The Folklore Museum at Mysore, India, is a museum which exhibits folk art and crafts from all over the state of Karnataka

==Description==
The folklore museum that contains representative collections of art and crafts from all over Karnataka. The museum was founded in 1968. It is located in the University of Mysore in the Manasagangothri campus in the Jayalakshmi Vilas Mansion. Since its foundation the University of Mysore has contributed to study of folklore, and the museum has been developed to its present level by scholars such as P.R.Thippeswamy, Javeregowda and Jeesham Paramashivaiah. P.R.Thippeswamy brought material from all over Karnataka to increase the museum's collection. As a folklore museum it not only showcases items but also elements of music, dance and drama.

==Exhibits==
The museum has a spectacular collection of more than 6,500 unique folklore exhibits. The museum exhibits have been organized in systematic order according to the folk art forms. The gallery is divided into wings for folklore, large dolls, folklife, literature and art.

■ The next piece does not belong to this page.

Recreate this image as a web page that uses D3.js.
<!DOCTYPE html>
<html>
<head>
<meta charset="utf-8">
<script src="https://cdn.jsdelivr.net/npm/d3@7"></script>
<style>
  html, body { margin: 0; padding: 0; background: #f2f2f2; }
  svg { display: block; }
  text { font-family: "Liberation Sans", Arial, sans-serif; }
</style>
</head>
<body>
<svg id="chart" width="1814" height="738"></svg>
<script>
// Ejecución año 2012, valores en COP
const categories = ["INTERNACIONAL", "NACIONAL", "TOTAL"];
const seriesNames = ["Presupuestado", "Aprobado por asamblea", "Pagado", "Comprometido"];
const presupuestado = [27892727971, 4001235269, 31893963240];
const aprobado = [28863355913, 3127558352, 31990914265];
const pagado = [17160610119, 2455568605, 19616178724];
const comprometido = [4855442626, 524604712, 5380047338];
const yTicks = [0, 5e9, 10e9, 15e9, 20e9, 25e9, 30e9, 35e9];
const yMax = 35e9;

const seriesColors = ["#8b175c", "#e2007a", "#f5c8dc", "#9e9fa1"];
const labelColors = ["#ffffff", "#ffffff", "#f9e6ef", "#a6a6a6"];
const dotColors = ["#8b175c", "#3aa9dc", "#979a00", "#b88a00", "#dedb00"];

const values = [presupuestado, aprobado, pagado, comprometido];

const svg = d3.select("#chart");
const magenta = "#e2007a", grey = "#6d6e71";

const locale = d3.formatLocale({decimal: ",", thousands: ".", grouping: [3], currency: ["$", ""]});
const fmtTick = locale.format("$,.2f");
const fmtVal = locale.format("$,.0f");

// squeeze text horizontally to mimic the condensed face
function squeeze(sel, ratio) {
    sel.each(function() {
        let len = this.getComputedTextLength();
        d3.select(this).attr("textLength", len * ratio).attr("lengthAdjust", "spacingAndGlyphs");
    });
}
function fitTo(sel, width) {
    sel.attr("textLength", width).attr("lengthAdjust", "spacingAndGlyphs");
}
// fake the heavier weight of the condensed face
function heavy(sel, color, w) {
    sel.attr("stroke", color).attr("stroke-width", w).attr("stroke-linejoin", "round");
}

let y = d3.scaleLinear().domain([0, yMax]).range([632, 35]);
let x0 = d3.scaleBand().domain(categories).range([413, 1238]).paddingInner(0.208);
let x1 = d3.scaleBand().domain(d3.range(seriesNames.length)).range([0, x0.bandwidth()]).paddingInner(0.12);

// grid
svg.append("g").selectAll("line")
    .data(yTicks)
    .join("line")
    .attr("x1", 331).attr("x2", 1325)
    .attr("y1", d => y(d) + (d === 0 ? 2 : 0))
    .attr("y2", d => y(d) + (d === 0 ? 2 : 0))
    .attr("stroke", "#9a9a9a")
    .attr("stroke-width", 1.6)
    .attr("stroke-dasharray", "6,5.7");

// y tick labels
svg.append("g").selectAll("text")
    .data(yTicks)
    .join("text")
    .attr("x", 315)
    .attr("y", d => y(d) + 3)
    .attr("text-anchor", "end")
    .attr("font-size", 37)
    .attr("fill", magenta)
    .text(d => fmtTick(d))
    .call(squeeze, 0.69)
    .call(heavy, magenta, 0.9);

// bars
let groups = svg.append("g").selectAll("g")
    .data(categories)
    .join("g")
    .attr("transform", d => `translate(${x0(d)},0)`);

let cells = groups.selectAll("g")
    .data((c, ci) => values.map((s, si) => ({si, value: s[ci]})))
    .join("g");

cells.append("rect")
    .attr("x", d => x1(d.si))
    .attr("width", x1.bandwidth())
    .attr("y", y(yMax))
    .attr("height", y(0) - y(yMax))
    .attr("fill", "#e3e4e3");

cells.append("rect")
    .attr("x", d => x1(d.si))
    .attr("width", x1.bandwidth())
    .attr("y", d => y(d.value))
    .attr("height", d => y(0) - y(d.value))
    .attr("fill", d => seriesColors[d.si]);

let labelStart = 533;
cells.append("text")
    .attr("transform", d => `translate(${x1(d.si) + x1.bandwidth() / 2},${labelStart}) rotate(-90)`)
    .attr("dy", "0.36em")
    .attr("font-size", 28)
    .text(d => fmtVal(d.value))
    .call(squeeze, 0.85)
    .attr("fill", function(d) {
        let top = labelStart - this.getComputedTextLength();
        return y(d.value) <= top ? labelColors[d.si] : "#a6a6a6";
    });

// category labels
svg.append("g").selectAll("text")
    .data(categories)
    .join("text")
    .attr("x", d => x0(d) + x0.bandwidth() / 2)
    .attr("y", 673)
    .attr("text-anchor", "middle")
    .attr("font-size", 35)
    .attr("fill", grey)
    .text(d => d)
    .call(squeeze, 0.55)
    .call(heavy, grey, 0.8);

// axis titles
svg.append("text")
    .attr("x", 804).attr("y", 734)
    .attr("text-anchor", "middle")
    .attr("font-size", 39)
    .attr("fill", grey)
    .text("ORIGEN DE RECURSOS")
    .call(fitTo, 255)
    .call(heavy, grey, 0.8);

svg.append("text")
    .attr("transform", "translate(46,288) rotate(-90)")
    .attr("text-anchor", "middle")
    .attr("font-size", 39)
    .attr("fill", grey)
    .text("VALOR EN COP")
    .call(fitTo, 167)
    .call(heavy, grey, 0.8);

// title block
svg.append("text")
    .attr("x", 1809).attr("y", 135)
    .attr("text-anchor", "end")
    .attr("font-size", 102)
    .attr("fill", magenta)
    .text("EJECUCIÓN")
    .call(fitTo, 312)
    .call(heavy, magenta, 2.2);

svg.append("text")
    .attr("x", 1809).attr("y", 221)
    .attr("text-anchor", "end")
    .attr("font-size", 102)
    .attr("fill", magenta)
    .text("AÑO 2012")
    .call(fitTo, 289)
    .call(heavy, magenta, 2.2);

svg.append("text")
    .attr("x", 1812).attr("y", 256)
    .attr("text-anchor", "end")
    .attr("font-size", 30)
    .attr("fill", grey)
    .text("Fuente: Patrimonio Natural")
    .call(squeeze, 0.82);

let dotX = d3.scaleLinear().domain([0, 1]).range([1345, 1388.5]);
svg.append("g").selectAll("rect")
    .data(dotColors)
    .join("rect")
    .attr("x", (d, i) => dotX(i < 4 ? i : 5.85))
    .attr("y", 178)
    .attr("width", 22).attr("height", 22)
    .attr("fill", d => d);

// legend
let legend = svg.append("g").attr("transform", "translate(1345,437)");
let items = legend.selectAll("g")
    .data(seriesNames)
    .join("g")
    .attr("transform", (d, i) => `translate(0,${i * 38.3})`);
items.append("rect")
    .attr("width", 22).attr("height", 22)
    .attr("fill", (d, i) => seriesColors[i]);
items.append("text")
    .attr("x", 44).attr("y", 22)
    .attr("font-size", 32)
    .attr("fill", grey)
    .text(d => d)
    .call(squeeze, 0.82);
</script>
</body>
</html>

The folklore section has several valuable collections.
- It has on display the costumes of Yakshagana. It has props and accessories of both Thenka thittu and Badgu Thittu, the northern and southern forms of Yakshagana.
- A rare and valuable Hanuman crown from Kugala Balli village in North Karnataka.
- Costumes of Kathakali from Kerala.
- Costumes of folk dramatists from Andhra Pradesh.
- Masks, puppets, leather dolls, sawdust dolls from various parts of Karnataka, in which regional and historical influences can be perceived.
- Items representing to Soliga community.
- Ink preparation at Dodderi village of Chithradurga about 200 years ago.
- The mantapa, an ornamental wooden altar, used by Jnanapeeta awardee Kuvempu.
- Folk musical instruments include string, percussion and wind instruments. String instruments include kinnari of the Jogis, the choudike and Tamburi of the Tatwa Pada singers, string instrument of the Nilagaras falls. Percussion instruments include birapana dollu, Gondaliga’s sambala, Halakki Gowda’s gummate, chande, and dimmi dammadi, the damaruga of Goravas, and the nagari. Wind instruments include junjappana gane- a one-metre long flute, the kombu, kahale and pungi.
- Collection of figures, representing gods, kings, queens, gods, hermits and soldiers.
- Folk deities, ceremonial headwear, religious objects, village deities like Soma and Bhutha.

The large doll wing has statues and large dolls used in dances which include Soma, Talebhutha, Kaibhutha, Maari, and Gadi Maari.

The folklife wing has instruments used by farmers, blacksmiths, goldsmiths, boatmen, fishermen, potters, cobblers and other artisans. It also includes household items like lamps, weapons, agriculture implements, cooking utensils, measures, churns, weaving implements, pots, beads, baskets, items of folk games and clothing.